[Start Collected data]

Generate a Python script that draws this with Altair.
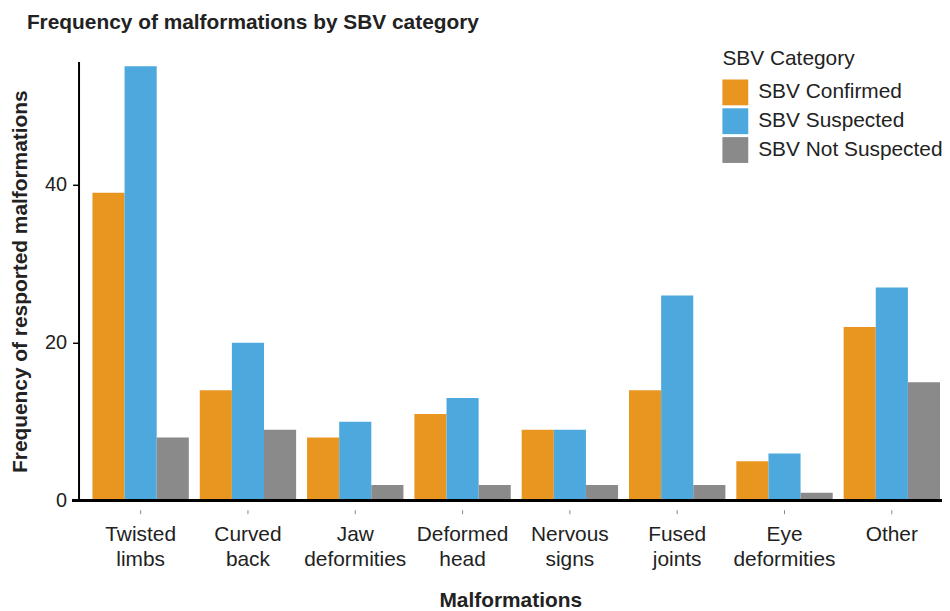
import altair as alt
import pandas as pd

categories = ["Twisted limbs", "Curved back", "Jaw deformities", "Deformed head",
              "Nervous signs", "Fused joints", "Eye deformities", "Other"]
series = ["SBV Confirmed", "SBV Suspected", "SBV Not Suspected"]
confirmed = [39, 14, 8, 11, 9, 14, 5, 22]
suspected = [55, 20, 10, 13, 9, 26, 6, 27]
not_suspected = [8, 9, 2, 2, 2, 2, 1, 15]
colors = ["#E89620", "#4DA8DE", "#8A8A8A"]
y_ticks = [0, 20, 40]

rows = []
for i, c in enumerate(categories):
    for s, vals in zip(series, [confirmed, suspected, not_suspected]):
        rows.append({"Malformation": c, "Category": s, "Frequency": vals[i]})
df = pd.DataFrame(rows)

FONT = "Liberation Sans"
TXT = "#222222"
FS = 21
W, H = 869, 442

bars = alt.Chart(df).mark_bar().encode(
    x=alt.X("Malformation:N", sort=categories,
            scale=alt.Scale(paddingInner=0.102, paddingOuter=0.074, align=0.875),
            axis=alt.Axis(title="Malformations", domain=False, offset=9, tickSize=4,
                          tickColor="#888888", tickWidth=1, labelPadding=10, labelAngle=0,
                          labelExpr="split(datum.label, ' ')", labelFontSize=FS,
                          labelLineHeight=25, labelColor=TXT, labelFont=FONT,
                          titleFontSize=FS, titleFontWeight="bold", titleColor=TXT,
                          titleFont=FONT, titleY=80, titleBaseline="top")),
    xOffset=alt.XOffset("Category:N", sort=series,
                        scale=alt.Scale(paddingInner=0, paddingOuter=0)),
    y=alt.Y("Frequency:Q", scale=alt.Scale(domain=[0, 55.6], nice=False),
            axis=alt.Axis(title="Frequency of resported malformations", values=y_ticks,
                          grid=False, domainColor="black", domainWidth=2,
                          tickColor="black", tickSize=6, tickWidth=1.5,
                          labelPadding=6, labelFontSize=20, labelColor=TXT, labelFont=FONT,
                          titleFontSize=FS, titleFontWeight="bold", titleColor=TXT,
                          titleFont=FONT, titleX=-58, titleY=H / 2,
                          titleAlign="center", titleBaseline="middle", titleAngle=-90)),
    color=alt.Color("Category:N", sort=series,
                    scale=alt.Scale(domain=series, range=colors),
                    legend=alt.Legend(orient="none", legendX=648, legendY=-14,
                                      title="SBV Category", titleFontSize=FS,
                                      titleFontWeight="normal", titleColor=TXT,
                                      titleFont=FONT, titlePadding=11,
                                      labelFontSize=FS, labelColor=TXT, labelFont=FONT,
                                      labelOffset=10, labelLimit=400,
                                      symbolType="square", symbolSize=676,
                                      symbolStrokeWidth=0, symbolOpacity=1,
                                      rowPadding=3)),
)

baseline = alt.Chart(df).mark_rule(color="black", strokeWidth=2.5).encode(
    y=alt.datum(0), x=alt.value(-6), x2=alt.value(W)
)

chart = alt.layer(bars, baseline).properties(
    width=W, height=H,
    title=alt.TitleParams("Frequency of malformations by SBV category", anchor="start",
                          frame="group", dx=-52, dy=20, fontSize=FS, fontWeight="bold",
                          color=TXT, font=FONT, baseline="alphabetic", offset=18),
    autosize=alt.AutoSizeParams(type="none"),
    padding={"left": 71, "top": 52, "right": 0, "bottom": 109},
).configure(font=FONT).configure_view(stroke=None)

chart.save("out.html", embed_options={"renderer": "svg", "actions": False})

[End Collected data]

Exercise description:
Write out the listing above exactly as it stands, pictures excluded.

Result below:
Generate a Python script that draws this with Altair.
import altair as alt
import pandas as pd

categories = ["Twisted limbs", "Curved back", "Jaw deformities", "Deformed head",
              "Nervous signs", "Fused joints", "Eye deformities", "Other"]
series = ["SBV Confirmed", "SBV Suspected", "SBV Not Suspected"]
confirmed = [39, 14, 8, 11, 9, 14, 5, 22]
suspected = [55, 20, 10, 13, 9, 26, 6, 27]
not_suspected = [8, 9, 2, 2, 2, 2, 1, 15]
colors = ["#E89620", "#4DA8DE", "#8A8A8A"]
y_ticks = [0, 20, 40]

rows = []
for i, c in enumerate(categories):
    for s, vals in zip(series, [confirmed, suspected, not_suspected]):
        rows.append({"Malformation": c, "Category": s, "Frequency": vals[i]})
df = pd.DataFrame(rows)

FONT = "Liberation Sans"
TXT = "#222222"
FS = 21
W, H = 869, 442

bars = alt.Chart(df).mark_bar().encode(
    x=alt.X("Malformation:N", sort=categories,
            scale=alt.Scale(paddingInner=0.102, paddingOuter=0.074, align=0.875),
            axis=alt.Axis(title="Malformations", domain=False, offset=9, tickSize=4,
                          tickColor="#888888", tickWidth=1, labelPadding=10, labelAngle=0,
                          labelExpr="split(datum.label, ' ')", labelFontSize=FS,
                          labelLineHeight=25, labelColor=TXT, labelFont=FONT,
                          titleFontSize=FS, titleFontWeight="bold", titleColor=TXT,
                          titleFont=FONT, titleY=80, titleBaseline="top")),
    xOffset=alt.XOffset("Category:N", sort=series,
                        scale=alt.Scale(paddingInner=0, paddingOuter=0)),
    y=alt.Y("Frequency:Q", scale=alt.Scale(domain=[0, 55.6], nice=False),
            axis=alt.Axis(title="Frequency of resported malformations", values=y_ticks,
                          grid=False, domainColor="black", domainWidth=2,
                          tickColor="black", tickSize=6, tickWidth=1.5,
                          labelPadding=6, labelFontSize=20, labelColor=TXT, labelFont=FONT,
                          titleFontSize=FS, titleFontWeight="bold", titleColor=TXT,
                          titleFont=FONT, titleX=-58, titleY=H / 2,
                          titleAlign="center", titleBaseline="middle", titleAngle=-90)),
    color=alt.Color("Category:N", sort=series,
                    scale=alt.Scale(domain=series, range=colors),
                    legend=alt.Legend(orient="none", legendX=648, legendY=-14,
                                      title="SBV Category", titleFontSize=FS,
                                      titleFontWeight="normal", titleColor=TXT,
                                      titleFont=FONT, titlePadding=11,
                                      labelFontSize=FS, labelColor=TXT, labelFont=FONT,
                                      labelOffset=10, labelLimit=400,
                                      symbolType="square", symbolSize=676,
                                      symbolStrokeWidth=0, symbolOpacity=1,
                                      rowPadding=3)),
)

baseline = alt.Chart(df).mark_rule(color="black", strokeWidth=2.5).encode(
    y=alt.datum(0), x=alt.value(-6), x2=alt.value(W)
)

chart = alt.layer(bars, baseline).properties(
    width=W, height=H,
    title=alt.TitleParams("Frequency of malformations by SBV category", anchor="start",
                          frame="group", dx=-52, dy=20, fontSize=FS, fontWeight="bold",
                          color=TXT, font=FONT, baseline="alphabetic", offset=18),
    autosize=alt.AutoSizeParams(type="none"),
    padding={"left": 71, "top": 52, "right": 0, "bottom": 109},
).configure(font=FONT).configure_view(stroke=None)

chart.save("out.html", embed_options={"renderer": "svg", "actions": False})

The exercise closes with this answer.